My father was a lawyer who was lucky if he read one book a year because he worked so hard practicing law. He wanted me to join his firm and write on the side. I went so far as to take the Law School Admission Test. I tend to get low scores on standardized tests (like most imaginative people, I overthink choices). The LSAT at that time delivered a score called Writing Ability. When my test results indicated my talent ranked somewhere at the bottom, I told myself that any institution that uses such a test to deny access to education, was not for me.
This was not empty bravado: When I took that test I was writing regularly, and publishing often, in newspapers and magazines. I was also working in a supermarket deli, a restaurant and a lamp store to support myself.
Later, when I taught novel-writing at the University of Pennsylvania and other impressive colleges, I’d always get at least one lawyer in the class who wanted to be the next John Grisham or Lisa Scottoline.
When I was a teenager, I wanted to be a science fiction writer. I sought out other writers to see how they lived. I met one who was living in a one-room saltbox-style house. I met another who drove a Cadillac, lived on key-hole shaped peninsula jutting into a Florida lake, in a sprawling house he designed himself with sweeping views of the water.

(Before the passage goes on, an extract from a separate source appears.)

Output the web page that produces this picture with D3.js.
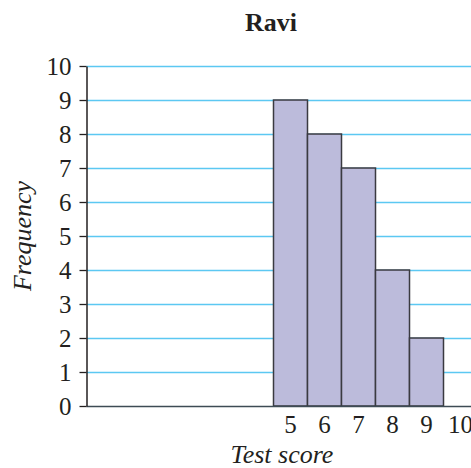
<!DOCTYPE html>
<html><head><meta charset="utf-8">
<script src="https://cdn.jsdelivr.net/npm/d3@7"></script>
<style>body{margin:0;background:#fff}svg{display:block}</style>
</head><body><svg id="c" width="471" height="468"></svg>
<script>
const scores = [5, 6, 7, 8, 9];
const frequencies = [9, 8, 7, 4, 2];
const xTickLabels = [5, 6, 7, 8, 9, 10];
const yTicks = [0,1,2,3,4,5,6,7,8,9,10];
const title = "Ravi", xTitle = "Test score", yTitle = "Frequency";

const FONT = "'Liberation Serif', 'DejaVu Serif', 'Times New Roman', serif";
const svg = d3.select("#c");
const W = 471;
const x = d3.scaleLinear().domain([-1, 10.5]).range([86.5, 477.5]);
const y = d3.scaleLinear().domain([0, 10]).range([406, 66]);

// gridlines
svg.append("g").selectAll("line").data(yTicks.filter(d => d > 0)).join("line")
  .attr("x1", x(-1)).attr("x2", W).attr("y1", d => y(d)+0.5).attr("y2", d => y(d)+0.5)
  .attr("stroke", "#5cc8f2").attr("stroke-width", 1.3);

// bars
svg.append("g").selectAll("rect").data(scores).join("rect")
  .attr("x", (d) => x(d - 0.5)).attr("width", x(1) - x(0))
  .attr("y", (d, i) => y(frequencies[i])).attr("height", (d, i) => y(0) - y(frequencies[i]))
  .attr("fill", "#bcbbdb").attr("stroke", "#3a3a40").attr("stroke-width", 1.5);

// x axis line
svg.append("line").attr("x1", x(-1)).attr("x2", W).attr("y1", y(0)+0.5).attr("y2", y(0)+0.5)
  .attr("stroke", "#3d4b55").attr("stroke-width", 1.5);

// y axis
const yAxis = d3.axisLeft(y).tickValues(yTicks).tickSize(7).tickPadding(8).tickSizeOuter(0);
const ga = svg.append("g").attr("transform", `translate(${x(-1)},0)`).call(yAxis)
  .attr("font-family", null).attr("font-size", null);
ga.select(".domain").attr("stroke", "#231f20").attr("stroke-width", 1.5);
ga.selectAll(".tick line").attr("stroke", "#231f20").attr("stroke-width", 1.3);
ga.selectAll(".tick text").style("font-size", "25px").style("font-family", FONT).attr("fill", "#231f20").attr("dy", "0.33em");

// x tick labels
svg.append("g").selectAll("text").data(xTickLabels).join("text")
  .attr("x", d => x(d)).attr("y", 433).attr("text-anchor", "middle")
  .style("font-family", FONT).style("font-size", "25px").attr("fill", "#231f20").text(d => d);

// titles
svg.append("text").attr("x", 271).attr("y", 31).attr("text-anchor", "middle")
  .style("font-family", FONT).style("font-size", "26px").style("font-weight", "bold").attr("fill", "#231f20").text(title);
svg.append("text").attr("x", 282).attr("y", 463).attr("text-anchor", "middle")
  .style("font-family", FONT).style("font-size", "26px").style("font-style", "italic").attr("fill", "#231f20").text(xTitle);
svg.append("text").attr("transform", "translate(31,236) rotate(-90)").attr("text-anchor", "middle")
  .style("font-family", FONT).style("font-size", "26px").style("font-style", "italic").attr("fill", "#231f20").text(yTitle);
</script></body></html>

I wanted to be that guy with the fancy house! I thought, if he can do it, so can I!
In nearly 45 years of writing professionally, I have yet to publish any science fiction. But I have lived in places with nice views. From my current window, I see trees and the houses of neighbors.
Dreams matter can be like seeds. Not every seed finds soil. Not every seed gets adequate sunlight and water. Not all of them grow or make more seeds.
But, somehow, enough of them do.
You’re a writer now.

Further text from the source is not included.